Ce fut à cet instant que Kikyô poussa pour la dernière fois, et le bébé visqueux et rougeâtre tomba tout droit dans les mains de Daiki.

« Oh » souffla le tout nouveau père, sonné. « D'accord, d'accord, on va s'occuper de toi, n'aie pas peur... »

En guise de réponse, le nouveau-né émit un piaulement mécontent alors qu'il était enroulé dans la serviette de rechange avant d'être déposé sur la poitrine de Kikyô, laquelle le regardait comme s'il s'agissait d'un extraterrestre dégringolé du ciel.

« Ouh… Bonjour » murmura-t-elle en refermant doucement ses bras sur le bambin, « bonjour, toi. Bonjour, mon chat. »

Les deux parents tout frais étaient si plongés dans leur contemplation qu'ils n'entendirent pour ainsi dire pas la sonnette de l'entrée, et Maemi résolut d'aller ouvrir.

« Sans doute l'ambulance » commenta-elle en quittant la pièce, « je m'occupe de les informer de la situation. »

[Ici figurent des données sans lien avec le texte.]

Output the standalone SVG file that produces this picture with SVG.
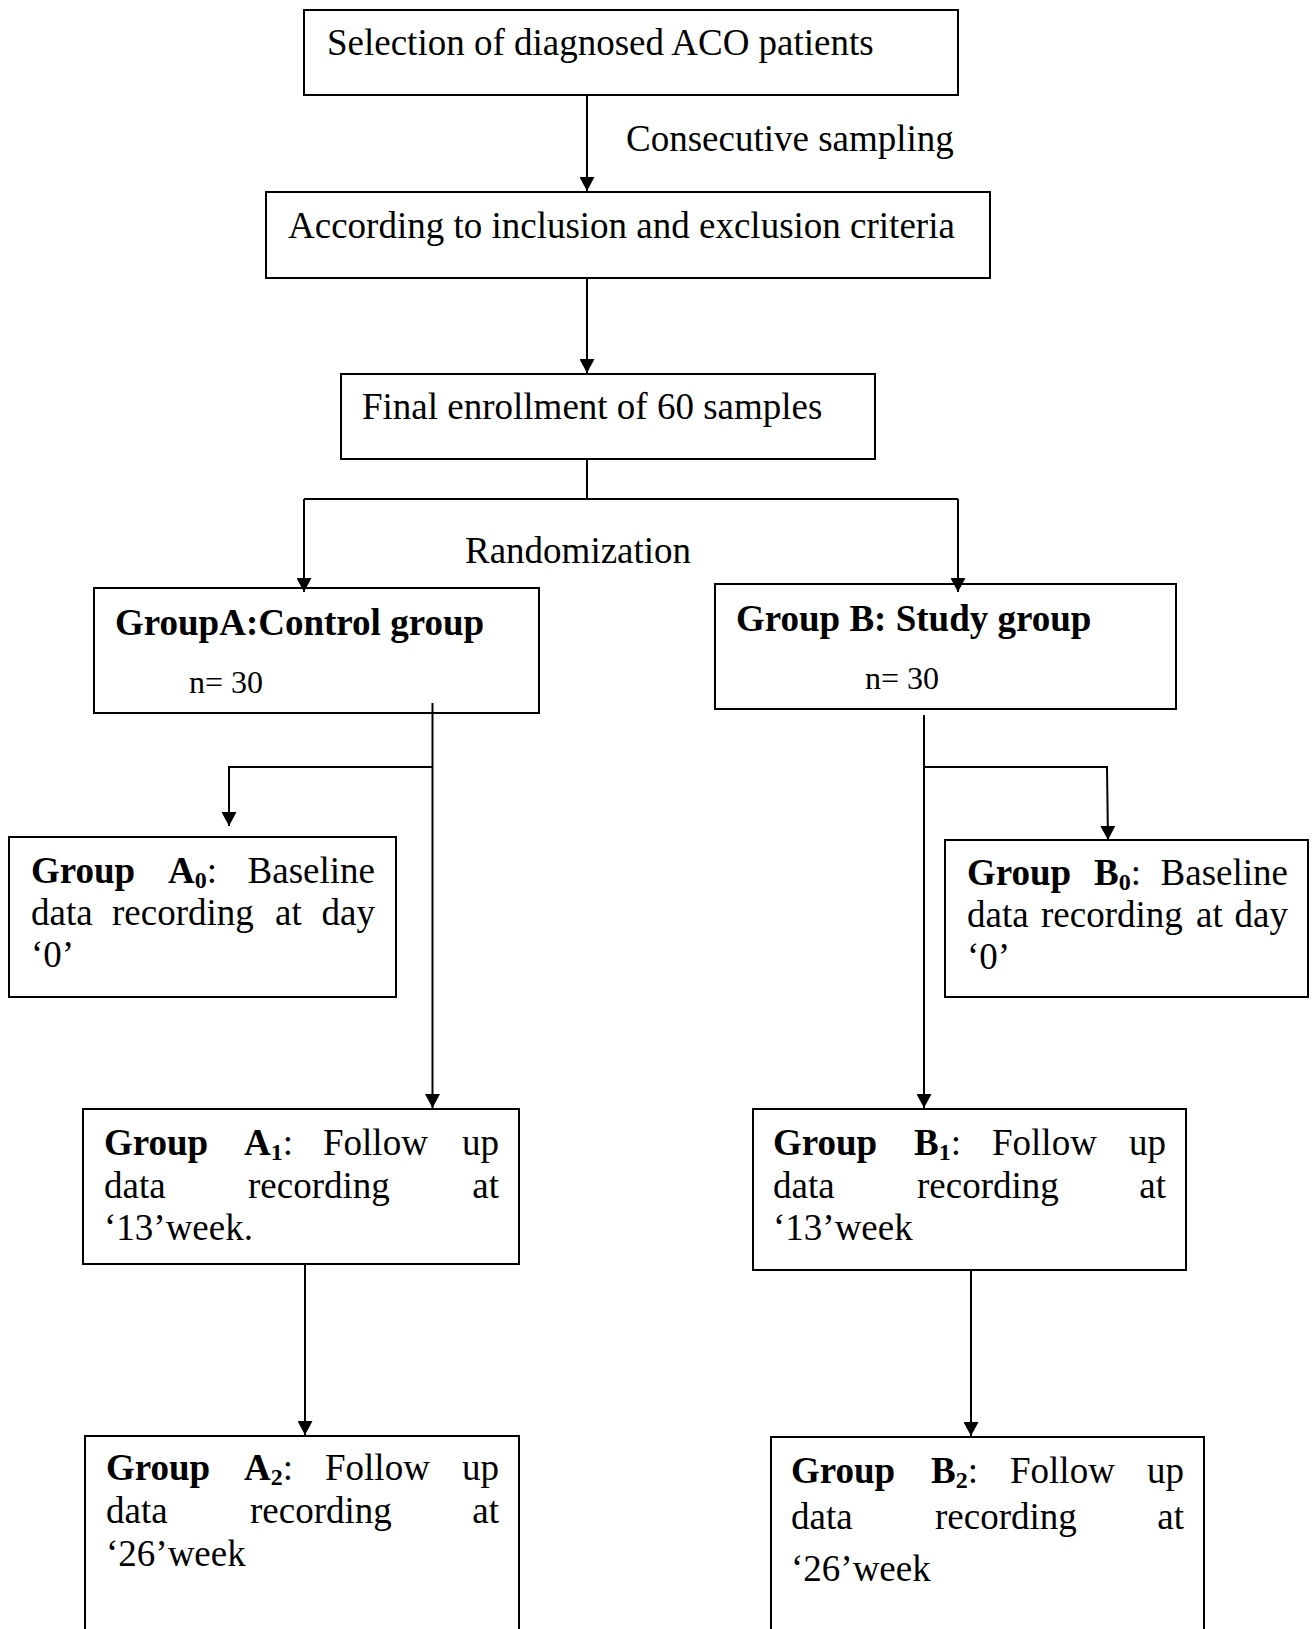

Elle aurait tout aussi bien pu s'adresser au mur, le couple étant désormais passé à un sujet nettement plus absorbant.

« Alors… Tu voulais lui donner un prénom japonais ? » se remémora Kikyô, détaillant la petite main potelée émergeant du carcan de tissu.

« Si mon père était là, il ne manquerait pas de recommander quelque chose dans le type Miroku ou Ryuji » musa distraitement Daiki. « Un truc bien religieux. »

Sa femme lui coula un regard vert intense.

« Mais tu n'es pas ton père » rappela-t-elle. « A quoi tu penses ? »

« ...Tadashi. Tu peux l'écrire avec les kanjis pour loyal, vertueux ou juste. Qu'est-ce que tu en dis ? »

« Ta-da-shi » répéta Kikyô. « Tadashi Hamada. Tu aimes, mon chat ? »

Le bébé ne répondit pas – quand on dort, on garde généralement le silence, contrairement à ce que prétendent les médias.